Whenever I pause long enough to give clouds their due credit, I’m rewarded with a reminder of our niche on this Goldilocks planet. What luck we have, being sentient things from this lonely albeit peopling place, cozily tucked into the Milky Way’s Orion Spur suburbs. And how mercurial the ways we’ve enacted our existence, attempted to explain it, and sought to define it for the future. Humans have such a curious tale!
I like to believe that if some story-hungry cosmic observer happened upon us, it’d find the strangest and sweetest of Earth’s ongoing sagas in Hawaii. Because somehow–here, in the belly of our vastest ocean–the most isolated archipelago in the world is home to a most tragic kingdom.
An ancient race of seafarers, warriors, craftsmen and storytellers… Colonialization by the conquests of capitalism and Western religion… A Pacific melting pot built on the backs of big sugar plantation labor… A monarchy overthrown… A language nearly decimated… Hollywood homogenization… Omnipotent tourism…

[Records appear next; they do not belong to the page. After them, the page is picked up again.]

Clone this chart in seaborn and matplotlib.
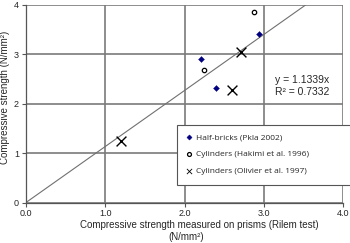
import numpy as np
import pandas as pd
import seaborn as sns
import matplotlib
matplotlib.use('Agg')
import matplotlib.pyplot as plt
from matplotlib.patches import Rectangle

# data
half_x = [2.21, 2.40, 2.94]
half_y = [2.91, 2.31, 3.41]
hakimi_x = [2.88, 2.25]
hakimi_y = [3.86, 2.68]
olivier_x = [1.20, 2.60, 2.71]
olivier_y = [1.25, 2.27, 3.05]
slope = 1.1339
r2 = 0.7332
x_ticks = [0, 1, 2, 3, 4]
y_ticks = [0, 1, 2, 3, 4]

sns.set_style("white")
plt.rcParams['font.family'] = ['Liberation Sans', 'DejaVu Sans']

fig = plt.figure(figsize=(3.5, 2.43), dpi=100)
ax = fig.add_axes([26/350, 1-202.5/243, 317/350, 197.5/243])

grid_c = "#7a7a7a"
for v in x_ticks:
    ax.axvline(v, color=grid_c, lw=1.2, zorder=0)
for v in y_ticks:
    ax.axhline(v, color=grid_c, lw=1.2, zorder=0)

line_x = np.array([0, 4.0])
ax.plot(line_x, slope*line_x, color="#707070", lw=0.8, zorder=1)

df_h = pd.DataFrame({"x": half_x, "y": half_y})
df_k = pd.DataFrame({"x": hakimi_x, "y": hakimi_y})
df_o = pd.DataFrame({"x": olivier_x, "y": olivier_y})
sns.scatterplot(data=df_h, x="x", y="y", ax=ax, marker="D", s=9, color="#000080",
                edgecolor="#000080", linewidth=0.3, label="Half-bricks (Pkla 2002)", zorder=3)
sns.scatterplot(data=df_k, x="x", y="y", ax=ax, marker="o", s=10, facecolor="white",
                edgecolor="black", linewidth=0.9, label="Cylinders (Hakimi et al. 1996)", zorder=3)
sns.scatterplot(data=df_o, x="x", y="y", ax=ax, marker="x", s=50, color="black",
                linewidth=1.0, label="Cylinders (Olivier et al. 1997)", zorder=3)

ax.set_xlim(0, 4)
ax.set_ylim(0, 4)
ax.set_xticks(x_ticks)
ax.set_xticklabels(["%.1f" % v for v in x_ticks])
ax.set_yticks(y_ticks)
ax.set_yticklabels([str(v) for v in y_ticks])
ax.tick_params(axis='both', labelsize=6.5, length=3, width=0.8, color="#555555",
               pad=2, bottom=True, left=True)
for s in ["top", "right"]:
    ax.spines[s].set_visible(False)
for s in ["left", "bottom"]:
    ax.spines[s].set_color("#555555")
    ax.spines[s].set_linewidth(0.9)
ax.set_xlabel("")
ax.set_ylabel("Compressive strength (N/mm²)", fontsize=7, labelpad=2)
ax.yaxis.set_label_coords(-0.052, 0.53)

fig.text(199/350, 1-225/243, "Compressive strength measured on prisms (Rilem test)",
         fontsize=7, ha="center", va="center")
fig.text(186/350, 1-236.5/243, "(N/mm²)", fontsize=7, ha="center", va="center")

ax.text(3.14, 2.48, "y = 1.1339x", fontsize=7.5, va="center", ha="left")
ax.text(3.14, 2.24, "R\u00b2 = 0.7332", fontsize=7.5, va="center", ha="left")

ax.add_patch(Rectangle((177/350, 1-185/243), 180/350, 60/243,
                       transform=fig.transFigure, facecolor="white",
                       edgecolor="#555555", lw=0.8, zorder=5, clip_on=False))
leg = ax.legend(loc="upper left", bbox_to_anchor=(179/350, 1-128/243),
                bbox_transform=fig.transFigure, frameon=False,
                prop={"family": "Open Sans", "size": 6}, handletextpad=0.35,
                handlelength=1.0, labelspacing=1.05, borderpad=0.2)
leg.legend_handles[0].set_sizes([7])
leg.legend_handles[1].set_sizes([8])
leg.legend_handles[2].set_sizes([14])
leg.legend_handles[2].set_linewidth(0.6)
leg.set_zorder(6)

fig.savefig("out.png", dpi=100)
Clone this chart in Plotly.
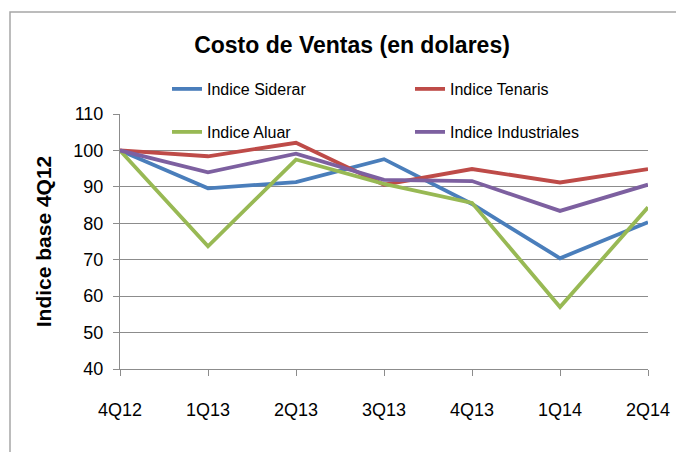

Millennia in the making, this ill-starred tradition is now in the hands of the generations reared of and since Hawaii’s 1970s cultural renaissance. And for the first time since American rule, Hawaiians aren’t discouraged from discovering–and redefining–their roots.
Ironically, what’s made Hawaii a pop obsession has had more to do with its climate than its culture. So, outside of academics and practitioners’ study, Hawaiian history is mostly misunderstood.
But whether inculcated or ignorant of it, ‘Ulalena is the sole perennial portal that allows–through performing arts–a peek into Hawaii’s beautifully torn past. It is a story of a rain found only on Maui; and in that I can’t help but rejoice.